Stored data entries:

╭──

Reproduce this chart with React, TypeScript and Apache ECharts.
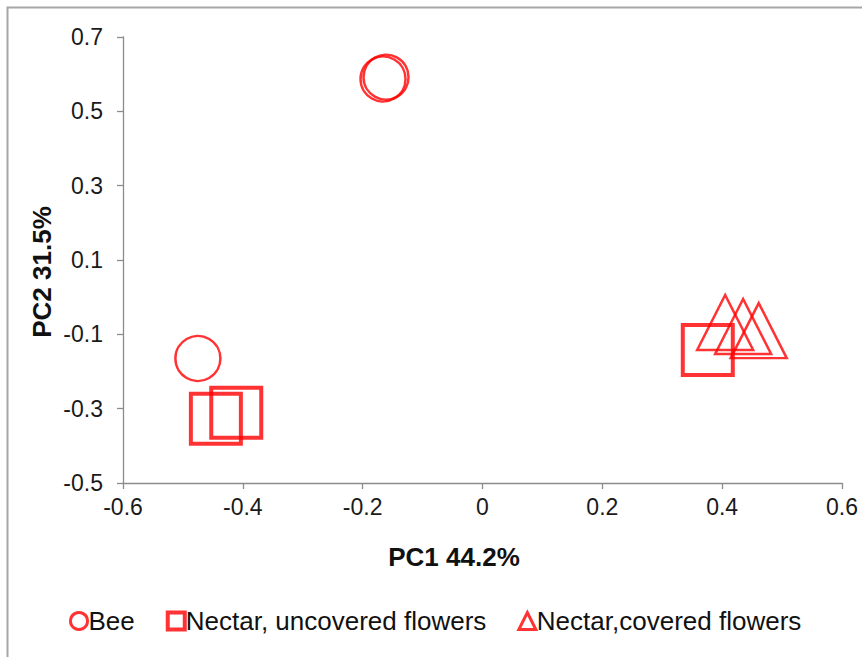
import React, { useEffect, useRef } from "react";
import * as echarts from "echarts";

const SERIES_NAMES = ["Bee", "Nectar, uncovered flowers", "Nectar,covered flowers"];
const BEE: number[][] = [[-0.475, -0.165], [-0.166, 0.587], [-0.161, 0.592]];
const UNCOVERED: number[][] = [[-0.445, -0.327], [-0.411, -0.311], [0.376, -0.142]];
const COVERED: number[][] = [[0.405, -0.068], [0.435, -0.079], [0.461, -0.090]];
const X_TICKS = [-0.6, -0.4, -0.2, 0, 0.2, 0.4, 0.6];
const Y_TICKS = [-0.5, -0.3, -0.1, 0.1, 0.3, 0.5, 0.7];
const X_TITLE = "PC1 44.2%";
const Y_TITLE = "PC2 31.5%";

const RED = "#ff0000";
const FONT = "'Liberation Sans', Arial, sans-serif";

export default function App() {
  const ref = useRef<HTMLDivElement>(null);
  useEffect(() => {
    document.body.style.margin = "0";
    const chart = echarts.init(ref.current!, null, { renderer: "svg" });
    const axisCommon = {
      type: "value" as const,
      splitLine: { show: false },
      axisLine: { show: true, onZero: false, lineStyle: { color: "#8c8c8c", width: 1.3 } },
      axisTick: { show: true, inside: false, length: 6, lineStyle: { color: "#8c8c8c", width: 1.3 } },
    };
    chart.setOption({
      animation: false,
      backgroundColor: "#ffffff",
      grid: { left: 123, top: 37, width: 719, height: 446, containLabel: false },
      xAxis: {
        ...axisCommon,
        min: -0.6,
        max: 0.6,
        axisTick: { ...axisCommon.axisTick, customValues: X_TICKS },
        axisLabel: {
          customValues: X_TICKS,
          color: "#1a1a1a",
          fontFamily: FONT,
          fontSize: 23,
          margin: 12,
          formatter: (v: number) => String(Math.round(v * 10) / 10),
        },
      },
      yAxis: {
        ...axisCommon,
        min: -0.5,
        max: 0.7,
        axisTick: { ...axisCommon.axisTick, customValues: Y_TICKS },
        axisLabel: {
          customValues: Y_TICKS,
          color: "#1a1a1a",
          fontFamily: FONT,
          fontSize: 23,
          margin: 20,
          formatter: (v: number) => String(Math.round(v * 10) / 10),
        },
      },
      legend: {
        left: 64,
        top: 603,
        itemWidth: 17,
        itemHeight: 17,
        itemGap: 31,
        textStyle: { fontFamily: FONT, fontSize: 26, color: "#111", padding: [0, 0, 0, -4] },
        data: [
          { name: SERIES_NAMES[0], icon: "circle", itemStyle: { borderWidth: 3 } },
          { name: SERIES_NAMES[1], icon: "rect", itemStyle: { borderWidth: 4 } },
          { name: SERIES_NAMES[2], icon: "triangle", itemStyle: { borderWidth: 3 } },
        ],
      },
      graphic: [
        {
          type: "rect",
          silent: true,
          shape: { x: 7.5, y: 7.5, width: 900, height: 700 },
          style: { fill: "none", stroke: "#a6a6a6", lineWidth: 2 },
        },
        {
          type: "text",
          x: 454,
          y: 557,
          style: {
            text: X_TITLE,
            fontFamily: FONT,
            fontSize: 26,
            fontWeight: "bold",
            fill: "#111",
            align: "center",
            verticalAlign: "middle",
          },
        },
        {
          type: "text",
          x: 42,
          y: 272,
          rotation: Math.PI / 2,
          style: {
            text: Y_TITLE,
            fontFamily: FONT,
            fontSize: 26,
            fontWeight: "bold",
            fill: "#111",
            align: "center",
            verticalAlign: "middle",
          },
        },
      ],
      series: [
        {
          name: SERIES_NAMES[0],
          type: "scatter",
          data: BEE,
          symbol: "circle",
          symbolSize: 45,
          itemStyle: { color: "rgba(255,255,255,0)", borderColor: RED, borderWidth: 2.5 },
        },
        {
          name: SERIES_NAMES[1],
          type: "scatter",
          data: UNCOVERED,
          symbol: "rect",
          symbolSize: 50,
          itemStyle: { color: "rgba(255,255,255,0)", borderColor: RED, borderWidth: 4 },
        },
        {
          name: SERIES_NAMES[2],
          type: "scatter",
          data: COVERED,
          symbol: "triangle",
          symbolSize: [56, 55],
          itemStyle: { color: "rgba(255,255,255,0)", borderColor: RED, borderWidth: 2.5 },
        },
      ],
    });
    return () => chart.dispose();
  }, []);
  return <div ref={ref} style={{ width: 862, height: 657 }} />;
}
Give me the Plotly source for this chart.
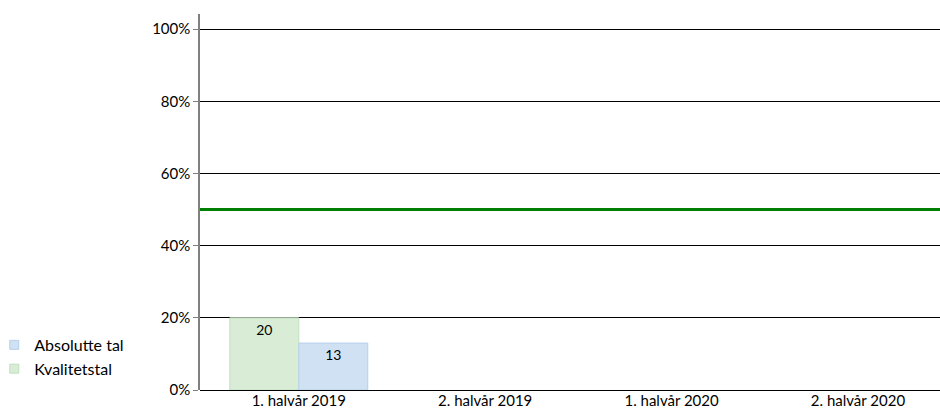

╰──

> **Stated task**
Within the listing above, copy each line that has the string "React".

> **Answer to this exercise**
Reproduce this chart with React, TypeScript and Apache ECharts.
import React, { useEffect, useRef } from "react";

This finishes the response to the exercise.